19 May 2017
‘….. But Put the Blame on Us’
Last month we ended the newsletter highlighting that one of the world’s largest investors had turned the management of its funds over to computers. Smart maths can identify patterns in markets determining the likelihood of future events. Such “quantitative” investment tools have been around for a while, the majority of trades on the stock market are made by computers. Relying on humans, as the theory goes, doesn’t get the results. What’s more, to deny this progress would render us akin to Luddites, that group of 19th century English textile workers who destroyed weaving machinery to protest against the redundancy of their traditional craft.
So here at MVAM, where the humans still pick stocks, are the company’s employees and its clients today’s luddites? Can MVAM portfolio managers’ really get better returns than machines?
Well, of course we make no promises, but we put forward the following reasons as to why computers may not be the answer:
FIRSTLY, there are two types of system in this world, deterministic and indeterministic. A deterministic system is where no randomness is involved. The future state of the system is determined by earlier states, for instance the weather. While it is a complex system, predicting the weather has become easier as computing power has increased. Sadly, at some time in the future, the surprise downpour will be a thing of the past. Because it is a deterministic system it is ultimately predictable.

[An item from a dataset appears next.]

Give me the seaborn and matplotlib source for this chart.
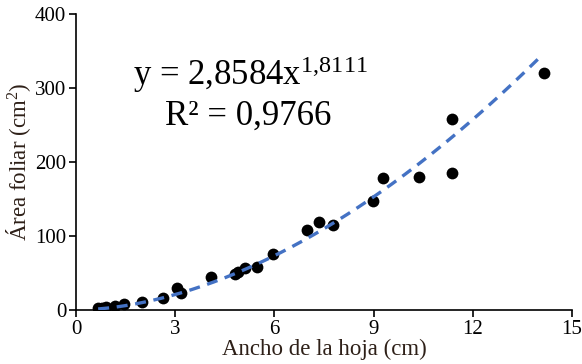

An indeterministic system is one with an element of randomness. Prior events do not determine what happens next. The stock market is an indeterministic system and computers that work in a deterministic way, don’t tend to cope well when surprise events occurs. In 1997, a fund called Long Term Capital run by computer programmes, with Nobel Prize winning professors as directors, exploded losing $4.6bn. Similarly in August 2007 Goldman Sach’s Global Opportunities fund was one of many caught in the “quant quake” losing more than 30% in a week. Expect computerised investing to continue to do okay most of the time and then suffer massive blow ups. Something we call “small gain, small gain, big loss investing”.
SECONDLY, as the computers use past events to determine future outcomes they all pretty much do the same thing. That’s why we see quick swings in markets these days. Designed to spot a bandwagon they do so effectively. As more and more stock market participants “think” the same way, the unexpected rut in the road creates the “flash crashes” we now see.
AND FINALLY, let’s be honest, life is about relationships. Relationships with other humans not machines. It’s good to speak to the person who makes decisions on your savings, who knows you and understands your needs. We will get it wrong at times and at MVAM we will put our hands up (because we can) and take the blame – we are only human after all.